Hay una frase, creo que es en francés, que dice: “cuando se viaja, siempre algo muere dentro de nosotros”. Pero ¿qué es viajar? Podemos irnos detrás de la obviedad y responder a la pregunta con lo que cualquiera intuiría. Pero las palabras siempre significan algo más: son nuestra historia, son parte del manto que define a nuestro presente tan efímero.
Viajar es un movimiento ¿hacia dónde? Hacia donde sea que nos vayamos a encontrar. Entonces, cuando se viaja no solo se muere, también se vive, se crece, se reinventa. El acto de viajar se puede encontrar tanto en el desfile paródico de los lugares como en el ahogamiento de los libros.
Hace poco tracé un camino distinto al de todos los días: recorrí una vena abierta de América Latina y llegué a Lebu, un pequeño pueblo costero chileno; tan pequeño y tan costero que aún le brinda belleza a la cotidianidad.
Fui con la excusa de recibir una mención honrosa en XV literario Gonzalo Rojas Pizarro. El premio se celebra en Lebu ya que Gonzalo Rojas tuvo el privilegio de nacer frente a ese mar que grita nombres infinitos. Claro, el premio solo fue una excusa que mi corazón me impuso: yo debía, por cualquier medio, emprender ese viaje.
La dependencia que he desarrollado por la literatura me ha otorgado la cualidad (o defecto) de tener una ceguera hecha de espejos: lo veo todo, pero todo se vuelve literatura. Pero la literatura es vida, por lo tanto, sabe encontrar la geometría del puño perfecto; en este caso, me bañó con la voz sudamericana.
Me di cuenta -ya fuera de los libros y de la teoría- que la sangre que fluye a través de Latinoamérica es la misma: una cascada de versos de protesta, de amor, de noches que nunca salen de las montañas; las estrellas han caído en nuestros bosques para brillar siempre entre la sangre.
Hace siglos, la injusticia y el devenir de las causas de los hombres nos dio un lenguaje que hicimos nuestro. Aun así, las palabras no llenaron el vacío de todo lo que tuvimos que olvidar. Por eso, el latinoamericano siempre ve al cielo cuando tiene la mejilla sobre la arena.
En esa lucha constante reside la peculiaridad de nuestra literatura y nuestra creatividad: nuestro lenguaje es una consecuencia del olvido, por eso lo reinventamos, maltratamos y lo desdibujamos.

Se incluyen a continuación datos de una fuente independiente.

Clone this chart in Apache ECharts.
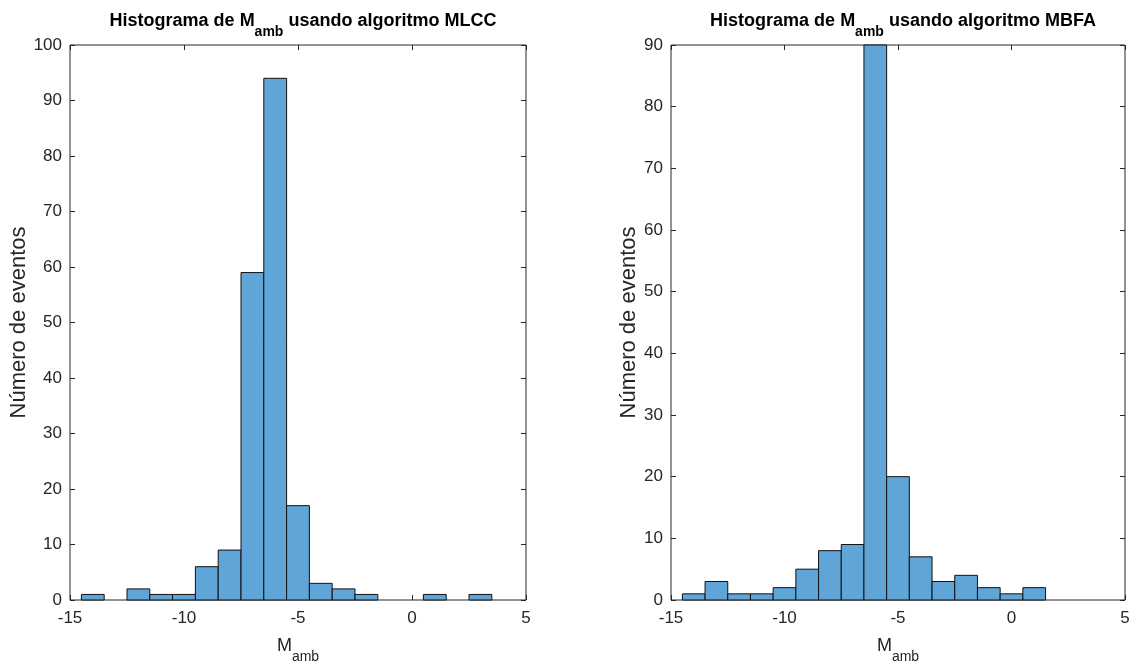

Escribimos con los puños, con la ira, con el ensueño, en busca de nuestro ombligo: las palabras que inventamos, hace siglos, nosotros mismos. Escribimos porque solo la palabra les pertenece a todos, por eso, nunca hay que parar de gritar. Las palabras que la tierra nos dio a través de la comida, de los cuerpos, de la historia.
En suma, la literatura, con todas las peculiaridades que implica un premio, me llevo a un reencuentro, a la reinvención. Me presentó ese espiral creciente que habita sobre ese país enorme que llamamos América Latina: bajo esa etiqueta estamos nosotros y nuestros nombres, están todos los nombres anteriores, los que vendrán y los que la literatura invente. Así, declaro mi literatura y mi nombre (mis errores, mis tribulaciones, mi locura) suyos.